Но установка исключительно на частный бизнес, и это признают сами сторонники такого подхода, не поможет экономике сделать резкий рывок. Если она и будет расти, то крайне низкими темпами — не больше 1% в год. Понимаю озабоченность нашего президента, поставившего правительству задачу обеспечить скорость экономического роста выше мирового показателя (ныне это 3%).

   
   

Мы в Институте экономики придерживаемся другого подхода. Полностью согласны, что нужно создавать условия для ведения бизнеса, но этого недостаточно. У нас в стране пока нет бизнеса, который вытащил бы страну из трясины застоя. Это под силу только государ­ственным инвестициям. Преж­де всего — в инфраструктуру и мегапроекты. Надо строить порты, туннели, сеть автодорог и высокоскоростных железных дорог. Заниматься именно инфраструктурными проектами нужно ещё и потому, что за последнюю четверть века мы сильно отстали по потребительским готовым изделиям. Очень трудно конкурировать, например, с Китаем. А в строительстве инфраструктуры конкуренции нет.

Фото: Коллаж АиФ/ Андрей Дорофеев

— Значит ли это, что России нужно отказаться от идеи массового производ­ства серийных продуктов — самолётов, автомобилей, холодильников?

— Нет, но у нас должна быть селективная промышленная политика с чёткими приоритетами. Надо провести честную инвентаризацию постсоветского научно-технического потенциала и понять, где у нас есть производственные возможности для создания конкурентоспособной продукции, а где мы безнадёжно отстали. Думаю, мы способны запустить порядка 10 брендов типа «Нокии» или «Самсунга».

Россия могла бы также снизить зависимость от сырьевого экспорта. Я говорю о строительстве высокоскоростной железнодорожной магистрали для транзита грузов из Азии в Европу. Это и ментально нам очень близко. Мы любим делать что-то уникальное, грандиозное — вроде Транссиба, космодрома или Северного морского пути.

— А нужен ли такой коридор в условиях, когда лидер самой свободной страны мира говорит об ограничении торговых связей?

— Это ирония истории. США, которые больше всего призывали к глобализации, собираются перейти к изоляционизму, а лидер авторитарного Китая на форуме в Давосе призвал к открытости. Лучший прогноз сделали в одной из авторитетных консультационных фирм: «Многое зависит от того, что будет делать Трамп. Но дело в том, что он сам не знает, что он будет делать». Но в США есть система сдержек и противовесов. Надеюсь, чудачества президента будут сдерживать.

Повод для оптимизма

— Вы не раз говорили, что с оптимизмом смотрите на будущее нашей экономики.
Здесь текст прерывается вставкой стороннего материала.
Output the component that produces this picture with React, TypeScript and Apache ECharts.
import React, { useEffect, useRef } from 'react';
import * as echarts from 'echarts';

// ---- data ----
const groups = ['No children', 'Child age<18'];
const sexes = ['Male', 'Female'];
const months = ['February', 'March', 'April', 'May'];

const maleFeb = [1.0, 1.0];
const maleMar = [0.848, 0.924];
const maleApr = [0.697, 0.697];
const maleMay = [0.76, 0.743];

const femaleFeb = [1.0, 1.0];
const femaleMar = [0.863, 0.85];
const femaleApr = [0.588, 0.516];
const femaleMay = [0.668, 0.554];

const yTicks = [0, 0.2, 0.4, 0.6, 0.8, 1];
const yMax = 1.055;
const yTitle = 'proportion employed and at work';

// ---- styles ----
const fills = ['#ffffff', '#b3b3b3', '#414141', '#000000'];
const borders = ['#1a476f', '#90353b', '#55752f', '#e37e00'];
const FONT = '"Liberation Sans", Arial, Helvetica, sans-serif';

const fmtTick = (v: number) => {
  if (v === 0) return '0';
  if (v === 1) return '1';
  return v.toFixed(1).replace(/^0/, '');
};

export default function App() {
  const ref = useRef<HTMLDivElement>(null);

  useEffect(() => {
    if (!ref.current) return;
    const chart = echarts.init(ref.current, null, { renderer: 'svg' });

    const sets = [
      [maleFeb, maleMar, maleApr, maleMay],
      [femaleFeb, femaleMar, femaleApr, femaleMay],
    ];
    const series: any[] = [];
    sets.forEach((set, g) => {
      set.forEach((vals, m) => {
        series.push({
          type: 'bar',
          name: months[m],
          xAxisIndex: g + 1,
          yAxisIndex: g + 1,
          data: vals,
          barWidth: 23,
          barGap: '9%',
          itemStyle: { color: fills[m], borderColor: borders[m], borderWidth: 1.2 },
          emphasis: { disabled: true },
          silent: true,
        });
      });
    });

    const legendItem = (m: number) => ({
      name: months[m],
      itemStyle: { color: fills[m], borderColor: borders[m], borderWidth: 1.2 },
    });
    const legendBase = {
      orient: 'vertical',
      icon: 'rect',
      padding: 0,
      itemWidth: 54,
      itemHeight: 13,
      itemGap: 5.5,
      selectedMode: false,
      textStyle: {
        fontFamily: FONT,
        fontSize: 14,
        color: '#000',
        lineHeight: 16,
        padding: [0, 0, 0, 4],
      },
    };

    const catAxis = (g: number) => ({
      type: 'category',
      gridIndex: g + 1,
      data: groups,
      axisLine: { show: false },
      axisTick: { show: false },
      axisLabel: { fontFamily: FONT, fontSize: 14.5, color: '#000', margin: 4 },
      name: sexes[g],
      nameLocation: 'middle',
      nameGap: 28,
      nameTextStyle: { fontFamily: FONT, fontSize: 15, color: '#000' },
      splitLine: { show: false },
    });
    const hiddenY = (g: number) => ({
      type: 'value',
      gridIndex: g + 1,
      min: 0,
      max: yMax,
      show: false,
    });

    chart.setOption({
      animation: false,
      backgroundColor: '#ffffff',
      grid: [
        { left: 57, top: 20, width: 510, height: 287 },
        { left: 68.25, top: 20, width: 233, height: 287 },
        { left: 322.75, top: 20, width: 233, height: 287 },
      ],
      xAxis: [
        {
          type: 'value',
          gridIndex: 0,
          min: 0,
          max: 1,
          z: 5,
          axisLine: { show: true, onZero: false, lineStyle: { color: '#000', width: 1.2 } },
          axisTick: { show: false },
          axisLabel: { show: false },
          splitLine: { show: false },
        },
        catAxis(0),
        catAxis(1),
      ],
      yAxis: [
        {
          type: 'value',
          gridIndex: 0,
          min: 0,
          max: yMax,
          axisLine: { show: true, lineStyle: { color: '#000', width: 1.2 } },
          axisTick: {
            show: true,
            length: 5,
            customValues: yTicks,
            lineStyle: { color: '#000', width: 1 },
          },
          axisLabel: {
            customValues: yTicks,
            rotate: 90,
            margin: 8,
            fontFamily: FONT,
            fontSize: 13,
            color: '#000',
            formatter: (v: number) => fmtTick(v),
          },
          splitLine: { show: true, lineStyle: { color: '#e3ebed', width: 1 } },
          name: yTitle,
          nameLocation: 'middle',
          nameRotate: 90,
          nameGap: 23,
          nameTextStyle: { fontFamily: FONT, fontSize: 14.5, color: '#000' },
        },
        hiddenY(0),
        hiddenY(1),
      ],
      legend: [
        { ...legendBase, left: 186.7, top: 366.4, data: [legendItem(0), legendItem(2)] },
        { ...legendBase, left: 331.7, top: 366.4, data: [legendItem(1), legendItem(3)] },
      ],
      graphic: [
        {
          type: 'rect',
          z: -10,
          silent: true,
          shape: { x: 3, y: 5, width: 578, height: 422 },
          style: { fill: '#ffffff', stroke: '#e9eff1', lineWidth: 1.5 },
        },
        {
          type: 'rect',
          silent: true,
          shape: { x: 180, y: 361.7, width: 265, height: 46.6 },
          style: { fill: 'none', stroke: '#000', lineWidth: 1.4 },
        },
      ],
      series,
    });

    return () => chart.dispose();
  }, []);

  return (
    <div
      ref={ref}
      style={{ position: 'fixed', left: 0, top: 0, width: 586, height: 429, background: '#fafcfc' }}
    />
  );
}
Что внушает вам этот оптимизм?

— Мы независимое государ­ство, у нас есть ресурсы, немного потрёпанный, но неплохой человеческий потенциал. Если бочка нефти не сильно подешевеет в этом году, будет обеспечена более-менее обнадёживающая стабильность. Что ещё хорошего? Люди привыкли не только жить, но и выживать. Это показывают все опросы. Инстинктивно чувствуют, что революции не нужны. В общем, как заметил один мой иностранный друг, «положение у вас блестящее, но не безнадёжное».

— А что мешает двигаться дальше?

— Отсутствие договороспособности, культуры диалога и компромисса, неумение признавать свою ошибку. Когда-то смеялись над горбачёвским «консенсусом», а ведь он правильно говорил, мудро. Конечно, маленьким странам легче договориться, а нас много, и мы разные. Но делать это необходимо.